The GROUP BY concept in SQL tackles this by allowing you to partition your data into groups based on shared values in a column and then apply functions that aggregate (e.g. AVG, COUNT, SUM) to each group independently.

It allows you to get results like the average rating for each book, the number of ratings per book, and you can even filter or sort these groups (with HAVING and ORDER BY), making your data summaries precise and valuable.

SELECT "book_id", AVG("rating") AS "average rating"
FROM "ratings"
GROUP BY "book_id";

--> Allows for applying aggregation functions on rows with same value in column.

Concurrency

How can we handle simultaneous handling of multiple functions by the database?

Consider a simple bank database that would have to do this:

Bank Database

Banks have to handle accounts sending money to one another. Here, Alice is trying to send $10 to Bob. This is an example of a multi-part transaction:

  1. We need to add $10 to Bob's account.
  2. We need to subtract $10 to Alice's account.

And we must do this at once, as otherwise, users may have an incorrect understanding of the bank's total cash.


Transactions and ACID

A transaction is a group of operations that should be treated as one operation.

Transactions are said to have the following properties, commonly known as ACID:

  • Atomicity - "cannot be broken down into smaller pieces"
  • Consistency - "should not violate any database constraint"
  • Isolation - "if multiple users access a database, their transactions cannot interfere with one another"
  • Durability - "in case of any failure within the database, data changed by transactions remain"

These guarantees are not as well kept by NoSQL databases, giving SQL an edge in critical use cases. ETL pipelines (come to Javid's lecture!) usually extract from NoSQL sources and load into SQL targets.


A Transaction in Flask

With that in mind, let's implement a transaction in our favorite framework!

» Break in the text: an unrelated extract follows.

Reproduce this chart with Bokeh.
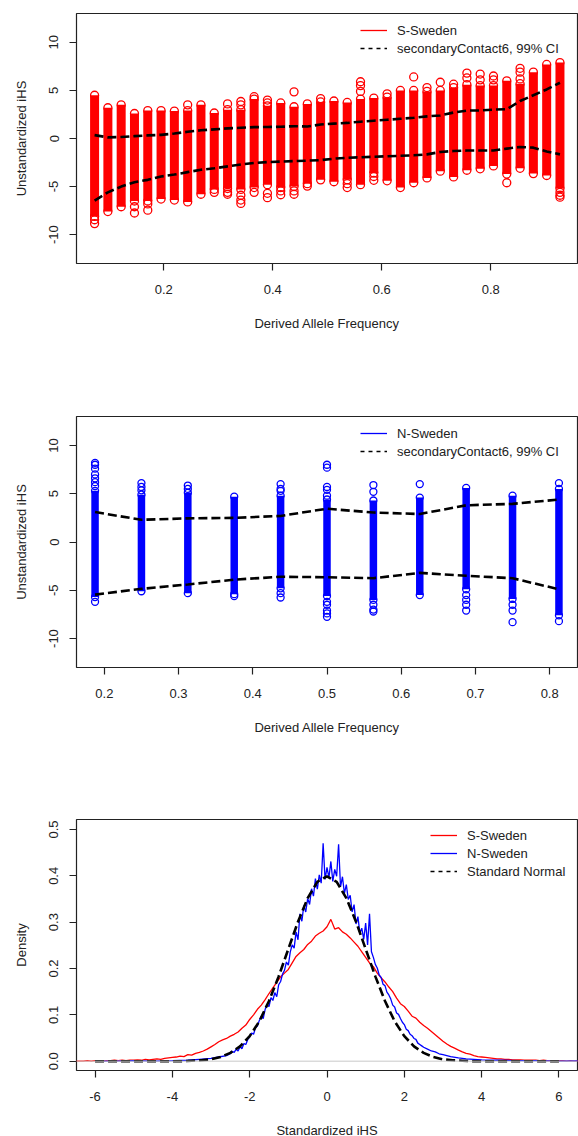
import numpy as np
from bokeh.plotting import figure
from bokeh.layouts import column
from bokeh.models import (ColumnDataSource, Range1d, FixedTicker, NumeralTickFormatter,
                          Legend, LegendItem, Span)
from bokeh.embed import file_html
from bokeh.resources import INLINE

FONT = "Liberation Sans"
INK = "#222222"
RED = "#ff0000"
BLUE = "#0000ff"

# ---------------- S-Sweden: unstandardized iHS by derived allele count ----------------
s_sample_size = 41
s_counts = [3, 4, 5, 6, 7, 8, 9, 10, 11, 12, 13, 14, 15, 16, 17, 18, 19, 20, 21, 22,
            23, 24, 25, 26, 27, 28, 29, 30, 31, 32, 33, 34, 35, 36, 37, 38]
# bulk of the iHS values in each frequency class (lowest, highest)
s_low = [-8.1, -7.6, -7.1, -6.5, -6.5, -6.3, -6.4, -6.6, -5.8, -5.3, -5.2, -5.3, -5.1, -4.8,
         -5.1, -5.0, -4.7, -4.3, -4.5, -4.3, -4.8, -3.6, -4.4, -5.1, -4.6, -4.1, -3.4, -4.0,
         -3.3, -3.15, -2.85, -3.7, -3.1, -3.65, -3.85, -5.2]
s_high = [4.5, 3.2, 3.5, 2.6, 2.9, 2.9, 2.85, 2.9, 3.5, 2.65, 3.0, 3.0, 4.1, 3.4, 3.7, 3.3,
          3.6, 3.8, 3.9, 3.75, 4.1, 4.2, 4.3, 5.0, 5.0, 4.9, 5.0, 5.3, 5.6, 5.5, 5.5, 6.0,
          5.7, 6.9, 7.7, 7.9]
# isolated values outside the bulk: (derived count, iHS)
s_out_count = [3, 3, 6, 6, 7, 7, 10, 12, 13, 13, 13, 14, 14, 14, 14, 14, 15, 15, 16, 16, 16,
               16, 17, 17, 18, 18, 18, 19, 20, 22, 22, 23, 23, 23, 24, 24, 25, 27, 28, 29,
               30, 31, 31, 32, 32, 33, 33, 34, 35, 35, 35, 38, 38, 38]
s_out_ihs = [-8.45, -8.85, -7.1, -7.75, -6.8, -7.45, 3.5, -5.6, 3.6, -5.6, -5.8, 3.85, 3.5,
             -5.9, -6.4, -6.75, 4.35, -5.6, 4.0, 3.7, -5.7, -6.15, -5.45, -5.85, 4.85, -5.45,
             -5.8, -4.95, 4.15, -4.7, -5.1, 5.9, 5.5, 4.9, -3.95, -4.35, 4.65, 6.4, 5.3, 5.85,
             5.65, 6.8, 6.3, 6.7, 6.1, 6.5, 6.1, -4.6, 7.3, 6.9, 6.2, -5.6, -5.9, -6.1]
# simulated (secondaryContact6) 99% interval per frequency class
s_ci_upper = [0.35, 0.12, 0.15, 0.25, 0.32, 0.38, 0.52, 0.7, 0.85, 0.95, 1.05, 1.12, 1.18,
              1.2, 1.22, 1.28, 1.25, 1.45, 1.55, 1.62, 1.75, 1.85, 1.95, 2.05, 2.15, 2.3,
              2.4, 2.7, 2.9, 2.92, 3.0, 3.05, 3.9, 4.5, 5.1, 5.8]
s_ci_lower = [-6.45, -5.6, -5.0, -4.55, -4.3, -3.95, -3.75, -3.5, -3.25, -3.1, -2.9, -2.7,
              -2.55, -2.45, -2.4, -2.35, -2.3, -2.25, -2.1, -2.0, -1.95, -1.9, -1.85, -1.8,
              -1.75, -1.65, -1.4, -1.3, -1.25, -1.25, -1.25, -1.05, -0.88, -0.95, -1.35, -1.65]

# ---------------- N-Sweden ----------------
n_sample_size = 16
n_counts = [3, 4, 5, 6, 7, 8, 9, 10, 11, 12, 13]
n_low = [-5.7, -5.1, -5.3, -5.4, -4.8, -5.6, -6.0, -5.5, -4.9, -5.9, -7.6]
n_high = [5.3, 4.9, 5.1, 4.7, 4.8, 4.4, 4.3, 4.6, 5.6, 4.8, 5.5]
n_out_count = [3, 3, 3, 3, 3, 3, 3, 3, 4, 4, 4, 5, 5, 6, 7, 7, 7, 7, 7, 8, 8, 8, 8, 8, 8, 8,
               8, 8, 8, 9, 9, 9, 9, 9, 10, 11, 11, 11, 11, 12, 12, 12, 13, 13]
n_out_ihs = [8.2, 8.0, 7.6, 7.0, 6.6, 6.2, 5.8, -6.2, 6.1, 5.7, 5.35, 5.85, 5.5, -5.6, 6.0,
             5.5, 5.3, -5.3, -5.75, 8.0, 7.7, 5.7, 5.4, 4.8, -6.2, -6.5, -7.1, -7.4, -7.75,
             5.9, 5.2, -6.5, -7.0, -7.2, 6.0, -5.5, -6.0, -6.5, -7.1, -6.5, -7.1, -8.3, 6.1,
             -8.2]
n_ci_upper = [3.1, 2.3, 2.45, 2.5, 2.7, 3.45, 3.05, 2.9, 3.8, 3.95, 4.4]
n_ci_lower = [-5.45, -4.85, -4.4, -3.9, -3.6, -3.65, -3.75, -3.2, -3.5, -3.75, -4.9]

# ---------------- densities of standardized iHS ----------------
red_x0, red_step = -6.6, 0.1
red_density = [0.000, 0.000, 0.000, 0.000, 0.001, 0.000, 0.001, 0.001, 0.000, 0.001, 0.001,
               0.002, 0.001, 0.002, 0.001, 0.002, 0.002,
               0.003, 0.002, 0.004, 0.003, 0.004, 0.005, 0.004, 0.006, 0.007, 0.008,
               0.009, 0.011, 0.010, 0.014, 0.013, 0.017, 0.019, 0.022, 0.026, 0.031,
               0.036, 0.042, 0.046, 0.049, 0.054, 0.058, 0.063, 0.071, 0.078, 0.090,
               0.100, 0.112, 0.121, 0.133, 0.146, 0.158, 0.170, 0.182, 0.190, 0.198,
               0.212, 0.226, 0.234, 0.241, 0.252, 0.259, 0.270, 0.276, 0.281, 0.290,
               0.306, 0.285, 0.288, 0.279, 0.274, 0.266, 0.257, 0.248, 0.236, 0.224,
               0.212, 0.204, 0.190, 0.180, 0.171, 0.160, 0.150, 0.136, 0.124, 0.118,
               0.108, 0.097, 0.093, 0.084, 0.077, 0.071, 0.064, 0.057, 0.050, 0.043,
               0.037, 0.032, 0.028, 0.024, 0.020, 0.017, 0.015, 0.012, 0.010, 0.009,
               0.008, 0.007, 0.006, 0.005, 0.005, 0.004, 0.004, 0.003, 0.003, 0.003,
               0.002, 0.002, 0.002, 0.002, 0.001, 0.002, 0.001, 0.001, 0.001, 0.001,
               0.001, 0.000, 0.001, 0.000, 0.001, 0.000]

blue_left_x = [-6.0, -5.5, -5.0, -4.5, -4.0, -3.6, -3.3, -3.0, -2.8, -2.6, -2.55]
blue_left = [0.000, 0.000, 0.001, 0.000, 0.001, 0.002, 0.004, 0.006, 0.009, 0.012, 0.014]
blue_mid_x0, blue_mid_step = -2.5, 0.05
blue_mid = [0.016, 0.021, 0.019, 0.026, 0.022, 0.031, 0.027, 0.038, 0.036, 0.047,
            0.052, 0.061, 0.058, 0.072, 0.076, 0.088, 0.097, 0.092, 0.112, 0.121,
            0.118, 0.137, 0.131, 0.148, 0.139, 0.165, 0.172, 0.188, 0.196, 0.214,
            0.207, 0.236, 0.251, 0.244, 0.279, 0.262, 0.318, 0.302, 0.336, 0.322,
            0.351, 0.338, 0.372, 0.356, 0.394, 0.371, 0.402, 0.384, 0.470, 0.392,
            0.418, 0.396, 0.431, 0.388, 0.414, 0.399, 0.468, 0.376, 0.398, 0.362,
            0.381, 0.349, 0.358, 0.322, 0.338, 0.296, 0.312, 0.276, 0.287, 0.263,
            0.298, 0.251, 0.318, 0.236, 0.224, 0.209, 0.201, 0.186, 0.181, 0.166,
            0.163, 0.149, 0.143, 0.134, 0.121, 0.117, 0.104, 0.101, 0.092, 0.084,
            0.079, 0.069, 0.066, 0.058, 0.055, 0.049, 0.047, 0.039, 0.036, 0.033,
            0.030]
blue_right_x = [2.6, 2.7, 2.8, 2.9, 3.0, 3.2, 3.4, 3.6, 3.8, 4.0, 4.5, 5.0, 5.5, 6.0, 6.6]
blue_right = [0.026, 0.022, 0.020, 0.016, 0.014, 0.010, 0.007, 0.005, 0.004, 0.003, 0.002,
              0.001, 0.001, 0.000, 0.001]

normal_x0, normal_step = -6.0, 0.25
normal_density = [0.000, 0.000, 0.000, 0.000, 0.000, 0.000, 0.000, 0.000, 0.000, 0.000,
                  0.001, 0.002, 0.004, 0.009, 0.018, 0.032, 0.054, 0.086, 0.130, 0.183,
                  0.242, 0.301, 0.352, 0.387, 0.399, 0.387, 0.352, 0.301, 0.242, 0.183,
                  0.130, 0.086, 0.054, 0.032, 0.018, 0.009, 0.004, 0.002, 0.001, 0.000,
                  0.000, 0.000, 0.000, 0.000, 0.000, 0.000, 0.000, 0.000, 0.000]

NAN2 = [float("nan"), float("nan")]


def style(p, xticks, yticks, xfmt, yfmt, xlabel, ylabel):
    p.outline_line_color = INK
    p.outline_line_width = 1.2
    p.outline_line_alpha = 1.0
    p.xgrid.visible = False
    p.ygrid.visible = False
    p.background_fill_color = "white"
    p.border_fill_color = "white"
    p.xaxis.ticker = FixedTicker(ticks=xticks)
    p.yaxis.ticker = FixedTicker(ticks=yticks)
    p.xaxis.formatter = NumeralTickFormatter(format=xfmt)
    p.yaxis.formatter = NumeralTickFormatter(format=yfmt)
    p.xaxis.axis_label = xlabel
    p.yaxis.axis_label = ylabel
    for ax in (p.xaxis[0], p.yaxis[0]):
        ax.axis_line_color = None
        ax.major_tick_in = 0
        ax.major_tick_out = 7
        ax.major_tick_line_color = INK
        ax.major_tick_line_width = 1.2
        ax.minor_tick_line_color = None
        ax.major_label_text_font = FONT
        ax.major_label_text_font_size = "13px"
        ax.major_label_text_color = INK
        ax.axis_label_text_font = FONT
        ax.axis_label_text_font_size = "13px"
        ax.axis_label_text_font_style = "normal"
        ax.axis_label_text_color = INK
    p.xaxis.major_label_standoff = 14
    p.xaxis.axis_label_standoff = 19
    p.yaxis.major_label_standoff = 11
    p.yaxis.axis_label_standoff = 18
    p.yaxis.major_label_orientation = "parallel"


def add_legend(p, items, loc):
    leg = Legend(items=items, location=loc, glyph_width=27, glyph_height=18,
                 label_height=18, label_standoff=10, spacing=0, padding=0, margin=0,
                 border_line_alpha=0, background_fill_alpha=0,
                 label_text_font=FONT, label_text_font_size="13px",
                 label_text_color=INK)
    p.add_layout(leg)


def ihs_panel(counts, n, low, high, out_counts, out_ihs, ci_up, ci_lo, color,
              xr, xticks, top, frame_h, bottom, name, bar_w, dot):
    freq = [c / n for c in counts]
    out_freq = [c / n for c in out_counts]
    p = figure(frame_width=501, frame_height=frame_h, min_border_left=76,
               min_border_right=1, min_border_top=top, min_border_bottom=bottom,
               x_range=Range1d(*xr), y_range=Range1d(-13, 13),
               output_backend="svg", toolbar_location=None)
    src = ColumnDataSource(dict(x=freq, lo=low, hi=high))
    p.segment(x0="x", y0="lo", x1="x", y1="hi", source=src, line_color=color,
              line_width=bar_w, line_cap="butt")
    p.scatter(x="x", y="lo", source=src, marker="circle", size=dot, fill_color=None,
              line_color=color, line_width=1.3)
    p.scatter(x="x", y="hi", source=src, marker="circle", size=dot, fill_color=None,
              line_color=color, line_width=1.3)
    p.scatter(x=out_freq, y=out_ihs, marker="circle", size=dot, fill_color=None,
              line_color=color, line_width=1.3)
    p.line(freq, ci_up, line_color="black", line_width=2.6, line_dash="9 4")
    p.line(freq, ci_lo, line_color="black", line_width=2.6, line_dash="9 4")
    style(p, xticks, [-10, -5, 0, 5, 10], "0.0", "0",
          "Derived Allele Frequency", "Unstandardized iHS")
    k1 = p.line(NAN2, NAN2, line_color=color, line_width=1.3)
    k2 = p.line(NAN2, NAN2, line_color="black", line_width=1.3, line_dash="4 4")
    add_legend(p, [LegendItem(label=name, renderers=[k1]),
                   LegendItem(label="secondaryContact6, 99% CI", renderers=[k2])],
               (284, frame_h - 17 - 27))
    return p


p1 = ihs_panel(s_counts, s_sample_size, s_low, s_high, s_out_count, s_out_ihs,
               s_ci_upper, s_ci_lower, RED, (0.040, 0.959), [0.2, 0.4, 0.6, 0.8],
               13, 250, 137, "S-Sweden", 9, 8)
p2 = ihs_panel(n_counts, n_sample_size, n_low, n_high, n_out_count, n_out_ihs,
               n_ci_upper, n_ci_lower, BLUE, (0.1625, 0.8375),
               [0.2, 0.3, 0.4, 0.5, 0.6, 0.7, 0.8], 16, 251, 133, "N-Sweden", 7.5, 7)

# density panel
red_x = [red_x0 + i * red_step for i in range(len(red_density))]
blue_x = blue_left_x + [blue_mid_x0 + i * blue_mid_step for i in range(len(blue_mid))] + blue_right_x
blue_y = blue_left + blue_mid + blue_right
norm_x = [normal_x0 + i * normal_step for i in range(len(normal_density))]

p3 = figure(frame_width=501, frame_height=251, min_border_left=76, min_border_right=1,
            min_border_top=19, min_border_bottom=66,
            x_range=Range1d(-6.48, 6.48), y_range=Range1d(-0.0201, 0.5215),
            output_backend="svg", toolbar_location=None)
p3.add_layout(Span(location=0, dimension="width", line_color="#c8c8c8", line_width=1))
r_red = p3.line(red_x, red_density, line_color=RED, line_width=1.3)
r_blue = p3.line(blue_x, blue_y, line_color=BLUE, line_width=1.3)
p3.line(norm_x, normal_density, line_color="black", line_width=2.6, line_dash="9 4")
style(p3, [-6, -4, -2, 0, 2, 4, 6], [0, 0.1, 0.2, 0.3, 0.4, 0.5], "0", "0.0",
      "Standardized iHS", "Density")
k_norm = p3.line(NAN2, NAN2, line_color="black", line_width=1.3, line_dash="4 4")
add_legend(p3, [LegendItem(label="S-Sweden", renderers=[r_red]),
                LegendItem(label="N-Sweden", renderers=[r_blue]),
                LegendItem(label="Standard Normal", renderers=[k_norm])],
           (354, 251 - 16 - 45))

layout = column(p1, p2, p3, spacing=0)
open("out.html", "w").write(file_html(layout, INLINE))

First, let's create a route that simply returns all IDs in our database, to find Alice and Bob:

@app.route("/accounts")
def accounts():
    db = get_db()
    rows = db.execute('SELECT id, name, balance FROM accounts;').fetchall()
    return jsonify([dict(r) for r in rows])

This will return:

[
  {
    "id": 1,
    "name": "Alice",
    "balance": 20
  },
  {
    "id": 2,
    "name": "Bob",
    "balance": 30
  }
]

And now let's create a route that transfers an amount from person 1 to person 2:

@app.route("/transfer/<amount>", methods=["POST"])
def transfer(amount):
    db = get_db()

    try:
        db.execute("BEGIN")
        db.execute('UPDATE accounts SET balance = balance + ? WHERE id = 2;', (amount,))
        db.execute('UPDATE accounts SET balance = balance - ? WHERE id = 1;', (amount,))
        db.commit()
        return jsonify({"ok": True, "amount": amount}), 201
    except Exception as e:
        db.rollback()
        return jsonify({"ok": False, "error": str(e)}), 400

You'll notice that a transaction starts with BEGIN, and is ran all at once until either one of two things happen:

  • The transaction is commited because it was successful. This keeps atomicity.
  • The transaction is rolled back because it was unsuccessful. The keeps consistency and durability.

Race Conditions

Roughly the same thing it meant in CMSC216: multiple threads or processes compete to change the same value. With bank databases, malicious attackers may want to exploit inconsistencies to rob the bank.

Transactions are processed in sequentially to avoid this. This keeps isolation.

Databases such as SQLite implement this with locks. A database table can be in a few states:

  • Unlocked - No user is accessing the table.
  • Shared Lock - One or more transactions are reading the table, but none may write to it.
  • Exclusive Lock - A transaction is writing to the table, and no others may read or write to it.